Embora possa parecer que a escolha do urso pardo se deva a uma sobrevalorização do ego, trata-se simplesmente de uma necessidade de rugir bem alto, pelo abandono dos ursos, do senso comum, da paz e também a incompreensão pela recorrente exploração do mais fraco pelo mais forte, pela regurgitação dos anais da história a cuspir para o presente criaturas hediondas que não cabem em nenhuma espécie existente, porque são monstros, e persistem em brincar aos deuses quando são, unicamente, miseráveis.
"O homem é um deus quando sonha e não passa de um mendigo quando pensa".
Hölderlin.
Não devido às neblinas místicas e dramáticas do inverno, mas pela condição humana, perante as coisas desagradáveis da natureza e injustiças da vida, percebo a ausência da costela dramática e poética.
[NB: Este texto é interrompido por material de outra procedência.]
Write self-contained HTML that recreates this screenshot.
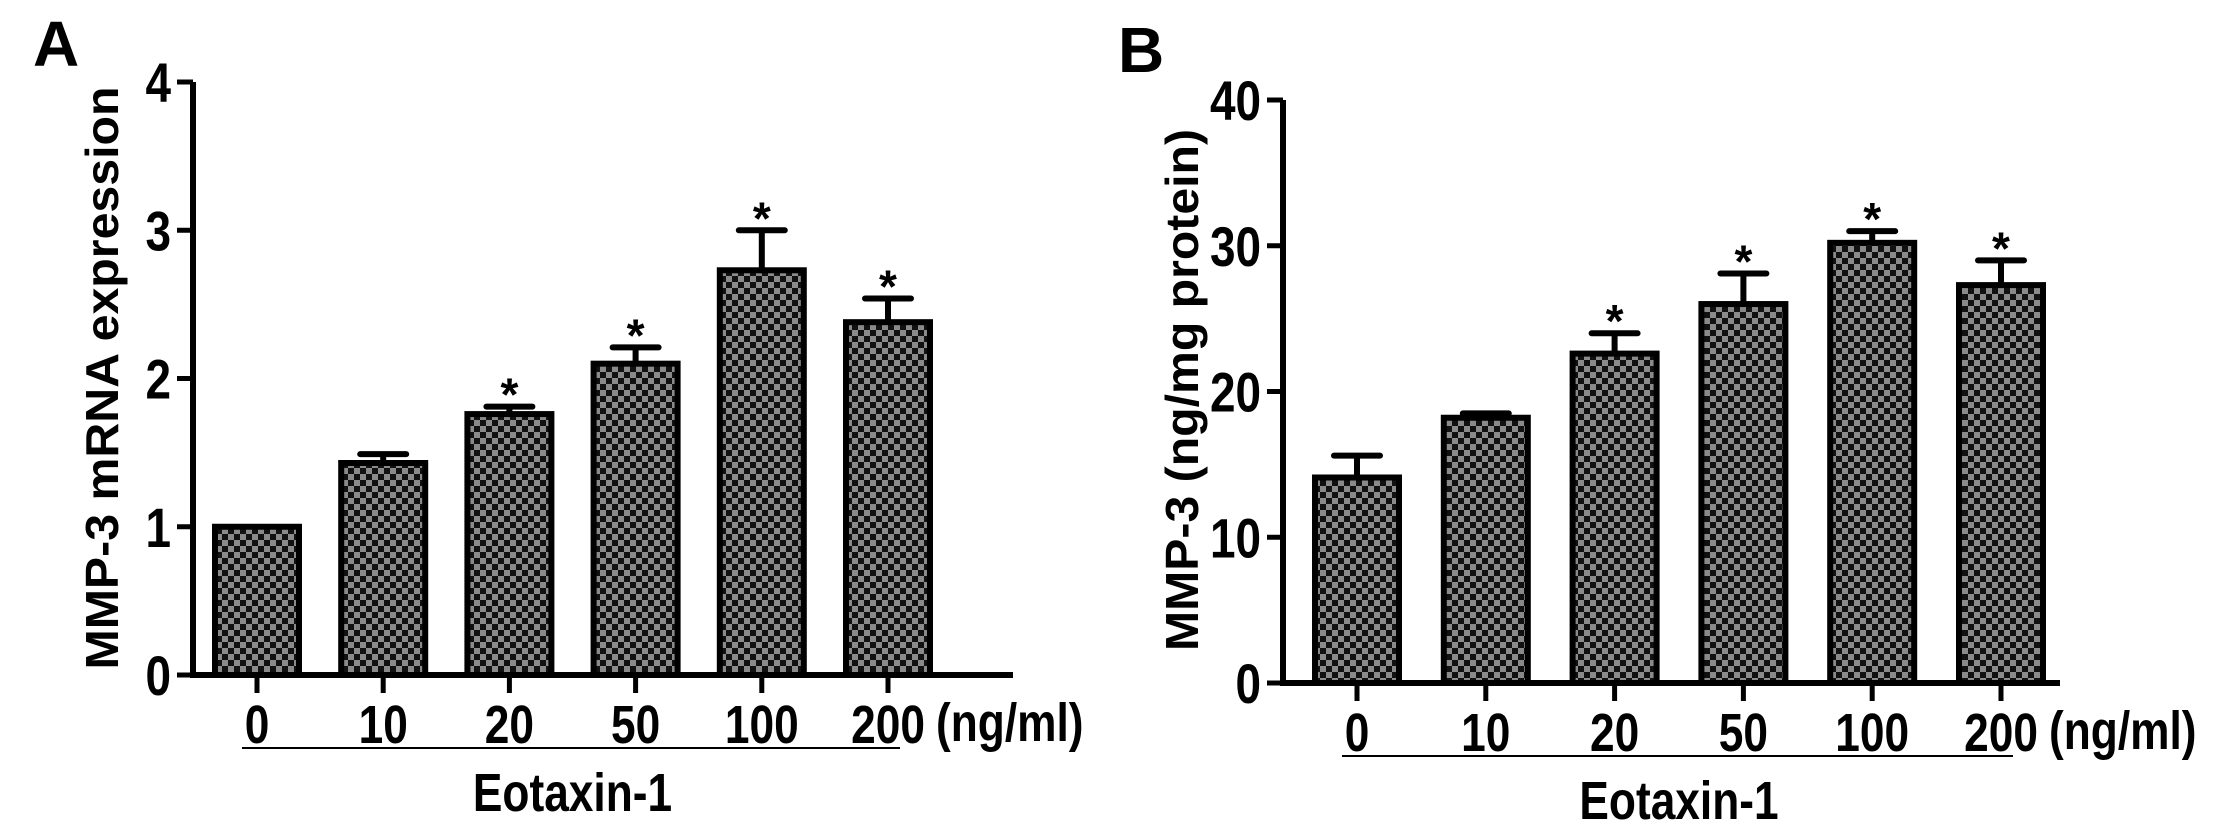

Se existisse, ao invés da revolta, iria como Pessoa, mas desta fez o Fernando, "fingir verdadeiramente a dor que deveras não sinto" até a sentir e agradecer a todas as neblinas, chuvas, escuridão, frio e todos os outros tormentos invernosos pela inspiração vinda do frio e da guerra.
É que drama já trágico, adquire dimensões dantescas, quando se lhe acrescenta temperaturas muitos graus abaixo do zero.
Daquelas temperaturas que congelam mesmo, choque hipotérmico, no seu máximo exemplo fazem cair membros e causam a morte, e nos exemplos prosaicos gelam a água dentro das canalizações, obrigam a usar vidros triplos, que não existem, e uma Pessoa não consegue ter uma única roupa que não esteja molhada pela neve, pela chuva e pelo frio, além de não haver eletricidade, gás ou seja o que for para manter a presença do calor, nem alimentos, nem forma de sobreviver, manter a esperança ou a chama da vida.
Mas não é preciso fingir nada.
Porque a realidade está lá. É reportada todos os dias por aqueles que são exatamente isso: repórteres. Que mostram os milhões de Pessoas que veem as suas vidas confinadas a um romance escrito por déspotas que as destratam, mal-tratam, esmagam e matam. Sem memória. Sem respeito. Sem pudor.
Em lugares e Pessoas onde a felicidade não mora, nem com sol nem com chuva, se deseja viver o lugar comum, os sorrisos desapareceram e apenas a saudade se demora enquanto o terror parte e reparte, num jogo torpe de baralha e volta a dar.
Termino com uma citação de Miguel Esteves Cardoso, no jornal Público, datada de 3 de Março de 2022,
"A formiga brava":
" A coragem é uma qualidade que não se pode fingir. Nem aprender. Nem sequer se pode ser corajoso para toda a vida ou para todas as coisas. a coragem é uma visitação. É um estado de graça. É um que-se-lixe. É uma ausência de indecisão. (...) Não se pode provar e muito menos medir, (...) A coragem impressiona e comove. Mas também contagia."
Podem ver o artigo completo na imagem que partilho aqui:
Quanto a esta Cotovia, espero bem que sim, que haja uma valente pandemia de coragem.
Bom fim-de-semana Pessoas, bon courage!